Photo: Samir Hussein/WireImage.
From potentially raising their child without gender stereotypes to celebrating the "embryonic kicking of feminism" to designing a chic-sounding grey-and-white nursery, Prince Harry and Meghan Markle seem to be taking a progressive approach to parenting. Now, reports suggest that Prince Harry will take paternity leave from his royal duties after his and Meghan’s child is born.
The Daily Express reports that Harry has told aides that he will take two weeks’ paternity leave to support Meghan and the baby. "He doesn't need to take paternity leave because he doesn't work in the way most people do, but he thinks it's a very modern dad thing to do," said one source.
Harry wouldn’t be the first royal to take paternity leave — Cosmopolitan points out that Prince William also took two weeks’ paternity leave from his royal duties after the birth of his two eldest children, Prince George and Princess Charlotte, though he was back at work (and looking very sleepy) two days after Prince Louis was born.
In the UK, fathers are eligible to take one or two weeks’ of partially paid leave within the first 56 days following the child’s birth or adoption.
And it's completely understandable why Prince Harry and other millennial men would want to take paternity leave. A 2016 Cornell University study found that paternity leave, particularly over several weeks or months, promotes parent-child bonding and can increase gender equality at home and at work. As the study authors put it, "Longer leaves mean dads have more time to bond with a new child, and will be more involved in caring for their children right from the start. This hands-on engagement can set a pattern that lasts long after the leave ends."

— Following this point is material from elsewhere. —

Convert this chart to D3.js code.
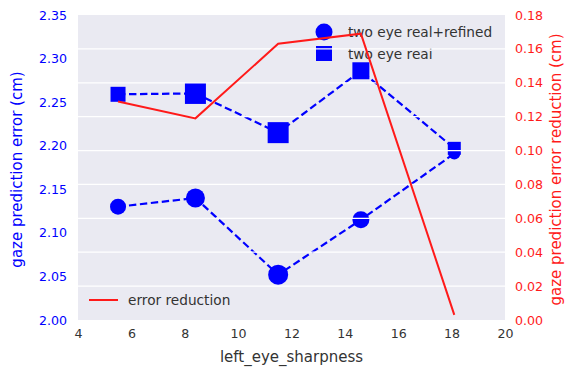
<!DOCTYPE html>
<html><head><meta charset="utf-8">
<script src="https://cdn.jsdelivr.net/npm/d3@7"></script>
<style>body{margin:0;background:#fff;} text{font-family:"DejaVu Sans",sans-serif;}</style>
</head><body>
<svg id="c" width="570" height="368"></svg>
<script>
const sharpness = [5.5, 8.4, 11.5, 14.6, 18.1];
const realRefined = [2.130, 2.140, 2.052, 2.115, 2.191];
const real = [2.259, 2.260, 2.215, 2.286, 2.197];
const errorReduction = [0.129, 0.119, 0.163, 0.169, 0.003];
const circleSizes = [16, 19, 20, 17, 12];
const squareSizes = [15, 21, 21, 17, 13];
const xTicks = [4, 6, 8, 10, 12, 14, 16, 18, 20];
const leftTicks = [2.00, 2.05, 2.10, 2.15, 2.20, 2.25, 2.30, 2.35];
const rightTicks = [0.00, 0.02, 0.04, 0.06, 0.08, 0.10, 0.12, 0.14, 0.16, 0.18];

const svg = d3.select("#c");
const L = 78, R = 505, T = 15, B = 320;
const x = d3.scaleLinear().domain([4, 20]).range([L, R]);
const yL = d3.scaleLinear().domain([2.00, 2.35]).range([B, T]);
const yR = d3.scaleLinear().domain([0, 0.18]).range([B, T]);

svg.append("rect").attr("x", L).attr("y", T).attr("width", R - L).attr("height", B - T).attr("fill", "#eaeaf2");

const blue = "#0000ff", red = "#ff1a1a";
const line = d3.line().x(d => x(d[0])).y(d => yL(d[1]));
const dsR = sharpness.map((s, i) => [s, realRefined[i]]);
const dsQ = sharpness.map((s, i) => [s, real[i]]);
[dsR, dsQ].forEach(ds => {
  svg.append("path").attr("d", line(ds)).attr("fill", "none").attr("stroke", blue)
    .attr("stroke-width", 2.2).attr("stroke-dasharray", "7.4,3.6");
});
svg.selectAll(".circ").data(dsR).enter().append("circle")
  .attr("cx", d => x(d[0])).attr("cy", d => yL(d[1])).attr("r", (d, i) => circleSizes[i] / 2).attr("fill", blue);
svg.selectAll(".sq").data(dsQ).enter().append("rect")
  .attr("x", (d, i) => x(d[0]) - squareSizes[i] / 2).attr("y", (d, i) => yL(d[1]) - squareSizes[i] / 2)
  .attr("width", (d, i) => squareSizes[i]).attr("height", (d, i) => squareSizes[i]).attr("fill", blue);

// legend (ax1)
const lg = svg.append("g");
lg.append("circle").attr("cx", 324).attr("cy", 32).attr("r", 8.5).attr("fill", blue);
lg.append("rect").attr("x", 316).attr("y", 46).attr("width", 16).attr("height", 15).attr("fill", blue);
lg.append("text").attr("x", 348).attr("y", 32).attr("dy", "0.35em").attr("font-size", 13.7).attr("fill", "#333").text("two eye real+refined");
lg.append("text").attr("x", 348).attr("y", 54).attr("dy", "0.35em").attr("font-size", 13.7).attr("fill", "#333").text("two eye reai");

// grid (right axis)
svg.append("g").selectAll("line").data(rightTicks.slice(1, -1)).enter().append("line")
  .attr("x1", L).attr("x2", R).attr("y1", d => yR(d)).attr("y2", d => yR(d))
  .attr("stroke", "#fff").attr("stroke-width", 1.2);

// red line
svg.append("path").attr("d", d3.line().x(d => x(d[0])).y(d => yR(d[1]))(sharpness.map((s, i) => [s, errorReduction[i]])))
  .attr("fill", "none").attr("stroke", red).attr("stroke-width", 2);

svg.append("line").attr("x1", 89).attr("x2", 118).attr("y1", 300).attr("y2", 300).attr("stroke", red).attr("stroke-width", 2);
svg.append("text").attr("x", 128).attr("y", 300).attr("dy", "0.35em").attr("font-size", 13.7).attr("fill", "#333").text("error reduction");

// axes
const xa = svg.append("g").attr("transform", `translate(0,${B})`)
  .call(d3.axisBottom(x).tickValues(xTicks).tickSize(0).tickPadding(9).tickFormat(d3.format("d")));
xa.select(".domain").remove();
xa.selectAll("text").attr("font-size", 12.6).attr("fill", "#333").attr("font-family", "DejaVu Sans");

const la = svg.append("g").attr("transform", `translate(${L},0)`)
  .call(d3.axisLeft(yL).tickValues(leftTicks).tickSize(0).tickPadding(11).tickFormat(d3.format(".2f")));
la.select(".domain").remove();
la.selectAll("text").attr("font-size", 12.6).attr("fill", blue).attr("font-family", "DejaVu Sans");

const ra = svg.append("g").attr("transform", `translate(${R},0)`)
  .call(d3.axisRight(yR).tickValues(rightTicks).tickSize(0).tickPadding(10).tickFormat(d3.format(".2f")));
ra.select(".domain").remove();
ra.selectAll("text").attr("font-size", 12.6).attr("fill", red).attr("font-family", "DejaVu Sans");

svg.append("text").attr("x", (L + R) / 2).attr("y", 357).attr("dy", "0.35em").attr("text-anchor", "middle")
  .attr("font-size", 15).attr("fill", "#333").text("left_eye_sharpness");
svg.append("text").attr("transform", `translate(17,${(T + B) / 2 + 2}) rotate(-90)`).attr("dy", "0.35em").attr("text-anchor", "middle")
  .attr("font-size", 15).attr("fill", blue).text("gaze prediction error (cm)");
svg.append("text").attr("transform", `translate(556,${(T + B) / 2 + 2}) rotate(-90)`).attr("dy", "0.35em").attr("text-anchor", "middle")
  .attr("font-size", 15).attr("fill", red).text("gaze prediction error reduction (cm)");
</script>
</body></html>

Data shows that millennial men are taking a more hands-on approach to parenting than previous generations. A 2015 Pew Research Center study found that fathers and mothers are almost equally likely to say parenting is an extremely important part of their identity, and a 2016 Pew Research Center study found that fathers spend an average of eight hours a week on childcare, three times as much as fathers did in 1965. However, there’s still a long way to go towards gender equality: in the same study, mothers spent an average of 14 hours a week on childcare.